Helmet’s early albums were primarily interesting for their sonic explorations and indulgences; Aftertaste refocuses in favor of more standard songcraft. Luckily, the band gets it right far more often than not. None of these songs are as truly stunning or radio-ready as Unsung or Milquetoast, but most of them are impressive in their own right. Aftertaste is at its best when it’s not trying to split the difference between its interests; the album shines when it’s bristling with an unbridled, punky energy or swaying in the groove of one of its more lackadaisical cuts. One is left wondering, however, what would have happened if the experimentation of Betty continued in this outing. Favorite Tracks: Pure, It’s Easy to Get Bored, Crisis King
2Helmet
Meantime


Although it’s not their best album, Meantime is Helmet’s landmark achievement. A lean, constricted distillation of everything that defines Helmet’s core sound, Meantime sees all of the band’s most influential elements in full effect: Stop-start staccato riffing, Page Hamilton’s militant bark, John Stanier’s undeniable presence behind the kit, off kilter, but strangely hypnotizing, grooves, and the occasional reminder that these things can cohere into not just brilliant, blissful noise, but one hell of a song or two. Meantime has an irreplicable swagger and aggression: this is masculine music with a smart attention to detail, a pummeling, blunted edge, and above all, verve. Favorite Tracks: Iron Head, You Borrowed, Role Model
1Helmet
Betty


Everyone seems to refer to this album as the "experimental" one, and relative to the rest of Helmet's discography, they'd be right.

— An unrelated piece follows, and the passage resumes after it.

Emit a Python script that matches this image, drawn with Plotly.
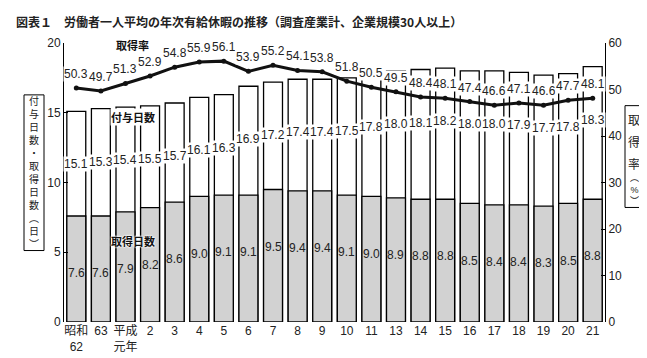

Betty flows more freely and contains more variety than any other Helmet LP, and even with a handful of truly oddball cuts (Sam Hell, Silver Hawaiian, etc.) these songs work better "as an album" than anything else the band has released. But Betty's often-cited experimentation belies the fact that the album showcases some of the bands best, most straightforward and radio-ready songwriting. It was great to see Helmet play this record in full during a 20th anniversary tour; it’s now easy to reflect on Betty not as a hidden gem, but as the bonafide classic of the Helmet discography. Favorite Tracks: Biscuits for Smut, Milquetoast, Speechless.